_What you are asked to do_: Your task is to repeat the lines below exactly, excluding any pictures they contain.

_Given material_:
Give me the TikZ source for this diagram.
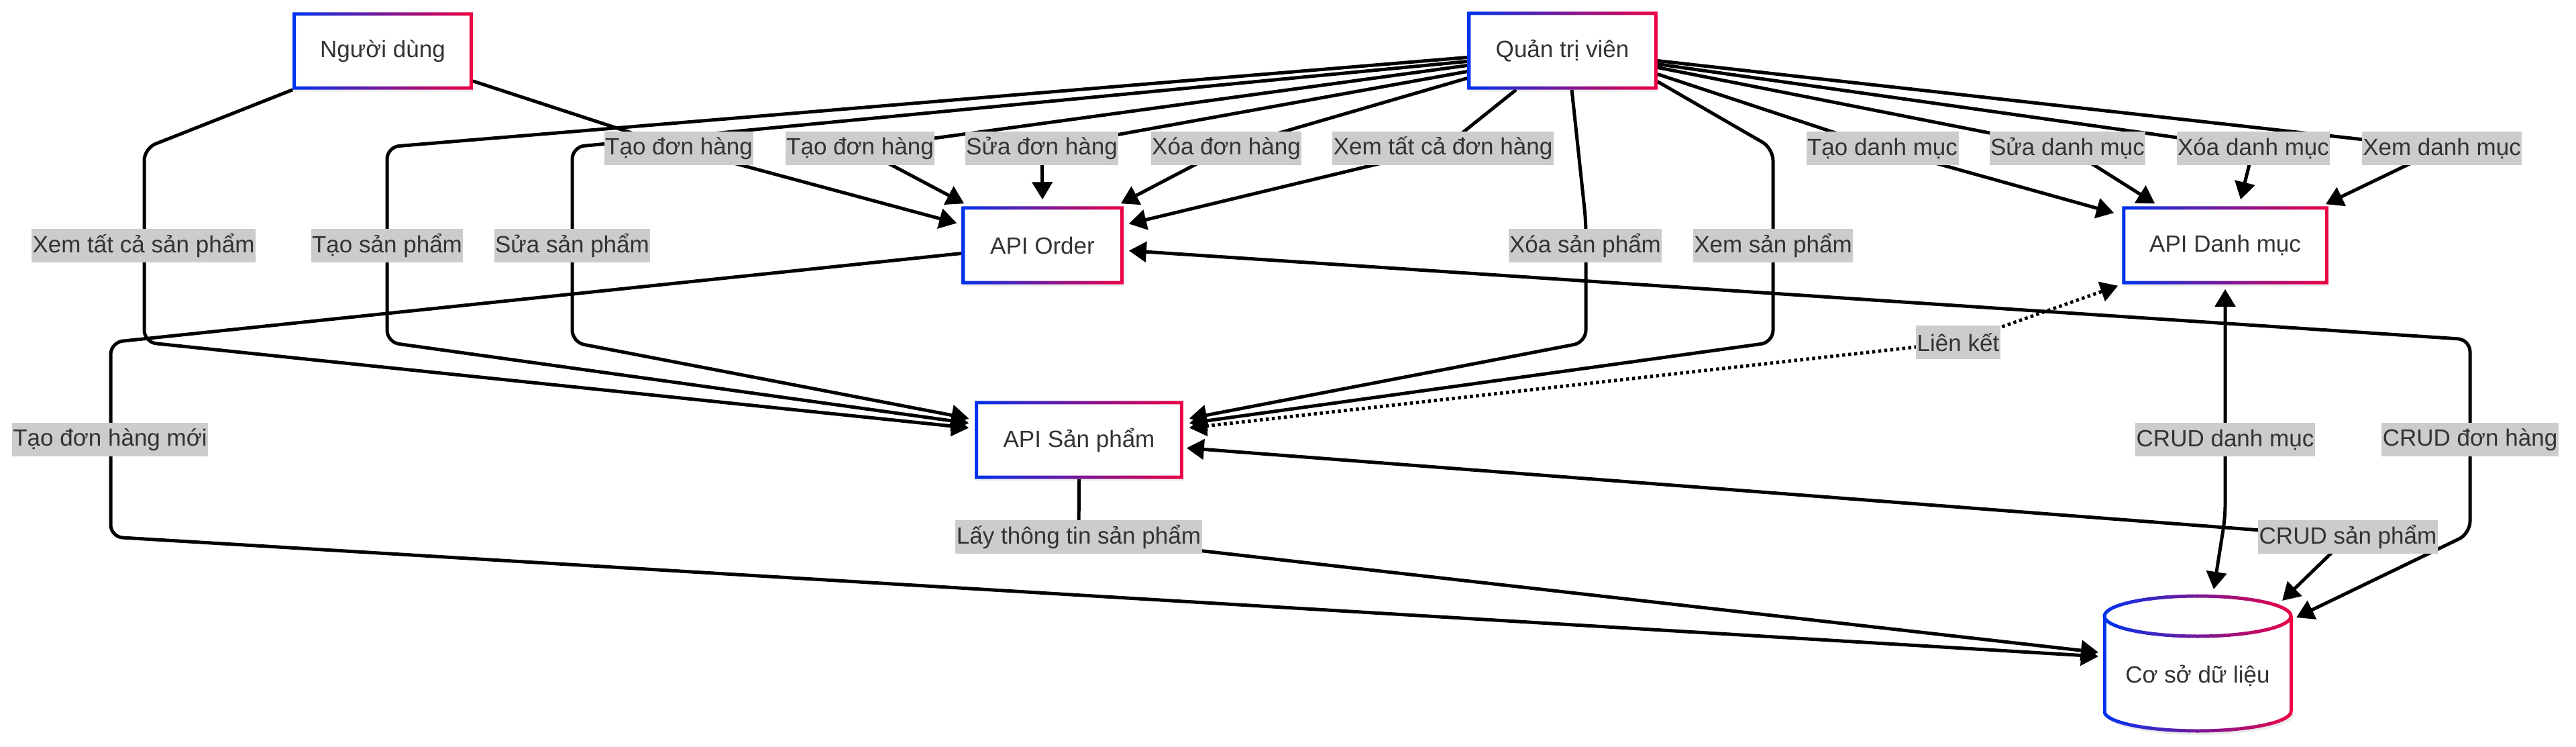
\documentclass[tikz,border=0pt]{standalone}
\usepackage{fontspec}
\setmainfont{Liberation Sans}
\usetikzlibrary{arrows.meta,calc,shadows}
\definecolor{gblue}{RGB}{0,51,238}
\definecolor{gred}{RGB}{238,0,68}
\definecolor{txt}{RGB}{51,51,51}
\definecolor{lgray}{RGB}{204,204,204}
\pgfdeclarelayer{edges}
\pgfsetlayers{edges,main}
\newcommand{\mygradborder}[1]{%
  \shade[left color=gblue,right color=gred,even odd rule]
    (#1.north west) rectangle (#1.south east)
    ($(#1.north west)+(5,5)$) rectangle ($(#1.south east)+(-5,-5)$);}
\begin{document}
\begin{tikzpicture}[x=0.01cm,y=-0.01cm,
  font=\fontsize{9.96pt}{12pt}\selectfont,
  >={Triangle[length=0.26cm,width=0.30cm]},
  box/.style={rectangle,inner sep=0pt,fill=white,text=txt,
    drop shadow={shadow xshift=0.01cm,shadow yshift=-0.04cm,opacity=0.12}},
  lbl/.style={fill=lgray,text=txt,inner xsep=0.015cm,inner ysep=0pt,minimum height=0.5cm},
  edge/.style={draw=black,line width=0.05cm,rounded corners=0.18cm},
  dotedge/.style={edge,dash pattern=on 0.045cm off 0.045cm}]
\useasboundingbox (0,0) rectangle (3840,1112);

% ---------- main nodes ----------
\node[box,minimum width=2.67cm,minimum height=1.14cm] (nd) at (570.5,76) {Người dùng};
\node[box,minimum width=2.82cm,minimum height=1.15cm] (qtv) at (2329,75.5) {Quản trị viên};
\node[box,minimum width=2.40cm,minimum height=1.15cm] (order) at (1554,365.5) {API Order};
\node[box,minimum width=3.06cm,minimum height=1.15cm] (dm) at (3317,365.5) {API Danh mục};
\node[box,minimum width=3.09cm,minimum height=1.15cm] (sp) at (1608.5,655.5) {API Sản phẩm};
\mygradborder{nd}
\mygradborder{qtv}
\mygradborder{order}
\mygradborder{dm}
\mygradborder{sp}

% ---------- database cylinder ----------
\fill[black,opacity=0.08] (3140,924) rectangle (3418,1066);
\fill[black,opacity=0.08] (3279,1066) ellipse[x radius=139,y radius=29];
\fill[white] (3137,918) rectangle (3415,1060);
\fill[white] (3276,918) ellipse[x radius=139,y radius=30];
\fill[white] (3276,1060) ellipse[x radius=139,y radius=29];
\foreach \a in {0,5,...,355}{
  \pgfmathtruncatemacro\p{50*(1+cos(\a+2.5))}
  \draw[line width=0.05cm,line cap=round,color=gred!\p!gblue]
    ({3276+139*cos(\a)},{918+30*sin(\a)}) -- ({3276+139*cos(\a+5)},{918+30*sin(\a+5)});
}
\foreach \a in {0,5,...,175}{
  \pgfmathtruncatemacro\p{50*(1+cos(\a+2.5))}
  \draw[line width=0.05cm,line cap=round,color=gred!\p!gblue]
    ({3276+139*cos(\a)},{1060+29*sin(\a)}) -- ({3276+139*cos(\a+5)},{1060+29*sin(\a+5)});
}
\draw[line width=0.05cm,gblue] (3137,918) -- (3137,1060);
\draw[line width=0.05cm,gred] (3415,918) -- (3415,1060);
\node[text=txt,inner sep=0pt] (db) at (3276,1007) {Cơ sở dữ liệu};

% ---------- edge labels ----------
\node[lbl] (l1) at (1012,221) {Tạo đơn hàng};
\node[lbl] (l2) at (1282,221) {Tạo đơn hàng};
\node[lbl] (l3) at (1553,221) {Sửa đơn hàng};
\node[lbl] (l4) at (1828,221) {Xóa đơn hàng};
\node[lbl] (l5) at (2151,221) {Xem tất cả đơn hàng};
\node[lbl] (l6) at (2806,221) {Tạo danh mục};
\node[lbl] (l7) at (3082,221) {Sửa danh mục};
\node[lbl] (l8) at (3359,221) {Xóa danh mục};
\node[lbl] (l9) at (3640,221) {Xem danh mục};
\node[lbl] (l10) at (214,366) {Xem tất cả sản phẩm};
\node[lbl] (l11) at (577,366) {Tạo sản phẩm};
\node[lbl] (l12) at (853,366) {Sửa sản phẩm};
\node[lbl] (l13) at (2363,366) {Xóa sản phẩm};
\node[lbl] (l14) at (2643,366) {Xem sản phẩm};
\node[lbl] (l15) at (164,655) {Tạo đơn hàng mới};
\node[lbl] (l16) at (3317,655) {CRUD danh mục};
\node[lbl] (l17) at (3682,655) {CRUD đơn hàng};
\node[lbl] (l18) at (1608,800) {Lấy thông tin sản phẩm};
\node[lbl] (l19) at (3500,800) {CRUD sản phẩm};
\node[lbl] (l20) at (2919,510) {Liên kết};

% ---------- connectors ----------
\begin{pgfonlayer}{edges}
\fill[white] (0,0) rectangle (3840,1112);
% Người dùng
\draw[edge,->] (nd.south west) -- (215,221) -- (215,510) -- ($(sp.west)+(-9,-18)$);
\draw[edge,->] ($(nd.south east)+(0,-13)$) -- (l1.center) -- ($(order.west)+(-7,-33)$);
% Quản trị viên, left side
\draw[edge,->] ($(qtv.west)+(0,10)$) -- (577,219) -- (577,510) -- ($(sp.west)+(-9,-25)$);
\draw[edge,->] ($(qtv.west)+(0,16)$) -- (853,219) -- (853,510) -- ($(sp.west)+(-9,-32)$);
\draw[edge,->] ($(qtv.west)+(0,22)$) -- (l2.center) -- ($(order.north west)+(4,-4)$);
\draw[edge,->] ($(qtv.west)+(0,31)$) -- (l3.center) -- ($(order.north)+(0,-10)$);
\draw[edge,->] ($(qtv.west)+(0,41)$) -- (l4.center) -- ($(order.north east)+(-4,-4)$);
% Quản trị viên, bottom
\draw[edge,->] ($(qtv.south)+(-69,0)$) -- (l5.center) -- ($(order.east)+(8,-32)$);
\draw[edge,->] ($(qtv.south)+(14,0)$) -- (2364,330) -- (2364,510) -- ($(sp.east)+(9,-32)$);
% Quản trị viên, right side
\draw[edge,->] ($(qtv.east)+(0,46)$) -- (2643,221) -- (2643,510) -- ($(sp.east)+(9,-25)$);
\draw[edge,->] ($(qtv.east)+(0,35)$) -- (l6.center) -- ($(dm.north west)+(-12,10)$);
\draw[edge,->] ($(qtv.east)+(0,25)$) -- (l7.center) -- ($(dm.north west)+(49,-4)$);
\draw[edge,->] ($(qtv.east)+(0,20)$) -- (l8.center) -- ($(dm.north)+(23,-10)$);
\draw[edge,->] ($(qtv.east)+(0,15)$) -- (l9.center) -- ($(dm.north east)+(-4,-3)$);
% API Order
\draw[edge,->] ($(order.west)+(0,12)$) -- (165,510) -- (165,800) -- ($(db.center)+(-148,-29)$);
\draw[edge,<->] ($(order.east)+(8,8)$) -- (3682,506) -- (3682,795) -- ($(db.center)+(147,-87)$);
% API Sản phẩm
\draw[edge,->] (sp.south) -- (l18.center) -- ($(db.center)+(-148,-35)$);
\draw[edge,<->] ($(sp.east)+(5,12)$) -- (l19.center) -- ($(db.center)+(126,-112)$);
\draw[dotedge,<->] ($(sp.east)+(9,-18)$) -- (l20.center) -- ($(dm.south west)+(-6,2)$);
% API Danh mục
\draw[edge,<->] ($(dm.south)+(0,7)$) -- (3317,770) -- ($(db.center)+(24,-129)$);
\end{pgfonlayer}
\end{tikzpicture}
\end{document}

_The result_:
Give me the TikZ source for this diagram.
\documentclass[tikz,border=0pt]{standalone}
\usepackage{fontspec}
\setmainfont{Liberation Sans}
\usetikzlibrary{arrows.meta,calc,shadows}
\definecolor{gblue}{RGB}{0,51,238}
\definecolor{gred}{RGB}{238,0,68}
\definecolor{txt}{RGB}{51,51,51}
\definecolor{lgray}{RGB}{204,204,204}
\pgfdeclarelayer{edges}
\pgfsetlayers{edges,main}
\newcommand{\mygradborder}[1]{%
  \shade[left color=gblue,right color=gred,even odd rule]
    (#1.north west) rectangle (#1.south east)
    ($(#1.north west)+(5,5)$) rectangle ($(#1.south east)+(-5,-5)$);}
\begin{document}
\begin{tikzpicture}[x=0.01cm,y=-0.01cm,
  font=\fontsize{9.96pt}{12pt}\selectfont,
  >={Triangle[length=0.26cm,width=0.30cm]},
  box/.style={rectangle,inner sep=0pt,fill=white,text=txt,
    drop shadow={shadow xshift=0.01cm,shadow yshift=-0.04cm,opacity=0.12}},
  lbl/.style={fill=lgray,text=txt,inner xsep=0.015cm,inner ysep=0pt,minimum height=0.5cm},
  edge/.style={draw=black,line width=0.05cm,rounded corners=0.18cm},
  dotedge/.style={edge,dash pattern=on 0.045cm off 0.045cm}]
\useasboundingbox (0,0) rectangle (3840,1112);

% ---------- main nodes ----------
\node[box,minimum width=2.67cm,minimum height=1.14cm] (nd) at (570.5,76) {Người dùng};
\node[box,minimum width=2.82cm,minimum height=1.15cm] (qtv) at (2329,75.5) {Quản trị viên};
\node[box,minimum width=2.40cm,minimum height=1.15cm] (order) at (1554,365.5) {API Order};
\node[box,minimum width=3.06cm,minimum height=1.15cm] (dm) at (3317,365.5) {API Danh mục};
\node[box,minimum width=3.09cm,minimum height=1.15cm] (sp) at (1608.5,655.5) {API Sản phẩm};
\mygradborder{nd}
\mygradborder{qtv}
\mygradborder{order}
\mygradborder{dm}
\mygradborder{sp}

% ---------- database cylinder ----------
\fill[black,opacity=0.08] (3140,924) rectangle (3418,1066);
\fill[black,opacity=0.08] (3279,1066) ellipse[x radius=139,y radius=29];
\fill[white] (3137,918) rectangle (3415,1060);
\fill[white] (3276,918) ellipse[x radius=139,y radius=30];
\fill[white] (3276,1060) ellipse[x radius=139,y radius=29];
\foreach \a in {0,5,...,355}{
  \pgfmathtruncatemacro\p{50*(1+cos(\a+2.5))}
  \draw[line width=0.05cm,line cap=round,color=gred!\p!gblue]
    ({3276+139*cos(\a)},{918+30*sin(\a)}) -- ({3276+139*cos(\a+5)},{918+30*sin(\a+5)});
}
\foreach \a in {0,5,...,175}{
  \pgfmathtruncatemacro\p{50*(1+cos(\a+2.5))}
  \draw[line width=0.05cm,line cap=round,color=gred!\p!gblue]
    ({3276+139*cos(\a)},{1060+29*sin(\a)}) -- ({3276+139*cos(\a+5)},{1060+29*sin(\a+5)});
}
\draw[line width=0.05cm,gblue] (3137,918) -- (3137,1060);
\draw[line width=0.05cm,gred] (3415,918) -- (3415,1060);
\node[text=txt,inner sep=0pt] (db) at (3276,1007) {Cơ sở dữ liệu};

% ---------- edge labels ----------
\node[lbl] (l1) at (1012,221) {Tạo đơn hàng};
\node[lbl] (l2) at (1282,221) {Tạo đơn hàng};
\node[lbl] (l3) at (1553,221) {Sửa đơn hàng};
\node[lbl] (l4) at (1828,221) {Xóa đơn hàng};
\node[lbl] (l5) at (2151,221) {Xem tất cả đơn hàng};
\node[lbl] (l6) at (2806,221) {Tạo danh mục};
\node[lbl] (l7) at (3082,221) {Sửa danh mục};
\node[lbl] (l8) at (3359,221) {Xóa danh mục};
\node[lbl] (l9) at (3640,221) {Xem danh mục};
\node[lbl] (l10) at (214,366) {Xem tất cả sản phẩm};
\node[lbl] (l11) at (577,366) {Tạo sản phẩm};
\node[lbl] (l12) at (853,366) {Sửa sản phẩm};
\node[lbl] (l13) at (2363,366) {Xóa sản phẩm};
\node[lbl] (l14) at (2643,366) {Xem sản phẩm};
\node[lbl] (l15) at (164,655) {Tạo đơn hàng mới};
\node[lbl] (l16) at (3317,655) {CRUD danh mục};
\node[lbl] (l17) at (3682,655) {CRUD đơn hàng};
\node[lbl] (l18) at (1608,800) {Lấy thông tin sản phẩm};
\node[lbl] (l19) at (3500,800) {CRUD sản phẩm};
\node[lbl] (l20) at (2919,510) {Liên kết};

% ---------- connectors ----------
\begin{pgfonlayer}{edges}
\fill[white] (0,0) rectangle (3840,1112);
% Người dùng
\draw[edge,->] (nd.south west) -- (215,221) -- (215,510) -- ($(sp.west)+(-9,-18)$);
\draw[edge,->] ($(nd.south east)+(0,-13)$) -- (l1.center) -- ($(order.west)+(-7,-33)$);
% Quản trị viên, left side
\draw[edge,->] ($(qtv.west)+(0,10)$) -- (577,219) -- (577,510) -- ($(sp.west)+(-9,-25)$);
\draw[edge,->] ($(qtv.west)+(0,16)$) -- (853,219) -- (853,510) -- ($(sp.west)+(-9,-32)$);
\draw[edge,->] ($(qtv.west)+(0,22)$) -- (l2.center) -- ($(order.north west)+(4,-4)$);
\draw[edge,->] ($(qtv.west)+(0,31)$) -- (l3.center) -- ($(order.north)+(0,-10)$);
\draw[edge,->] ($(qtv.west)+(0,41)$) -- (l4.center) -- ($(order.north east)+(-4,-4)$);
% Quản trị viên, bottom
\draw[edge,->] ($(qtv.south)+(-69,0)$) -- (l5.center) -- ($(order.east)+(8,-32)$);
\draw[edge,->] ($(qtv.south)+(14,0)$) -- (2364,330) -- (2364,510) -- ($(sp.east)+(9,-32)$);
% Quản trị viên, right side
\draw[edge,->] ($(qtv.east)+(0,46)$) -- (2643,221) -- (2643,510) -- ($(sp.east)+(9,-25)$);
\draw[edge,->] ($(qtv.east)+(0,35)$) -- (l6.center) -- ($(dm.north west)+(-12,10)$);
\draw[edge,->] ($(qtv.east)+(0,25)$) -- (l7.center) -- ($(dm.north west)+(49,-4)$);
\draw[edge,->] ($(qtv.east)+(0,20)$) -- (l8.center) -- ($(dm.north)+(23,-10)$);
\draw[edge,->] ($(qtv.east)+(0,15)$) -- (l9.center) -- ($(dm.north east)+(-4,-3)$);
% API Order
\draw[edge,->] ($(order.west)+(0,12)$) -- (165,510) -- (165,800) -- ($(db.center)+(-148,-29)$);
\draw[edge,<->] ($(order.east)+(8,8)$) -- (3682,506) -- (3682,795) -- ($(db.center)+(147,-87)$);
% API Sản phẩm
\draw[edge,->] (sp.south) -- (l18.center) -- ($(db.center)+(-148,-35)$);
\draw[edge,<->] ($(sp.east)+(5,12)$) -- (l19.center) -- ($(db.center)+(126,-112)$);
\draw[dotedge,<->] ($(sp.east)+(9,-18)$) -- (l20.center) -- ($(dm.south west)+(-6,2)$);
% API Danh mục
\draw[edge,<->] ($(dm.south)+(0,7)$) -- (3317,770) -- ($(db.center)+(24,-129)$);
\end{pgfonlayer}
\end{tikzpicture}
\end{document}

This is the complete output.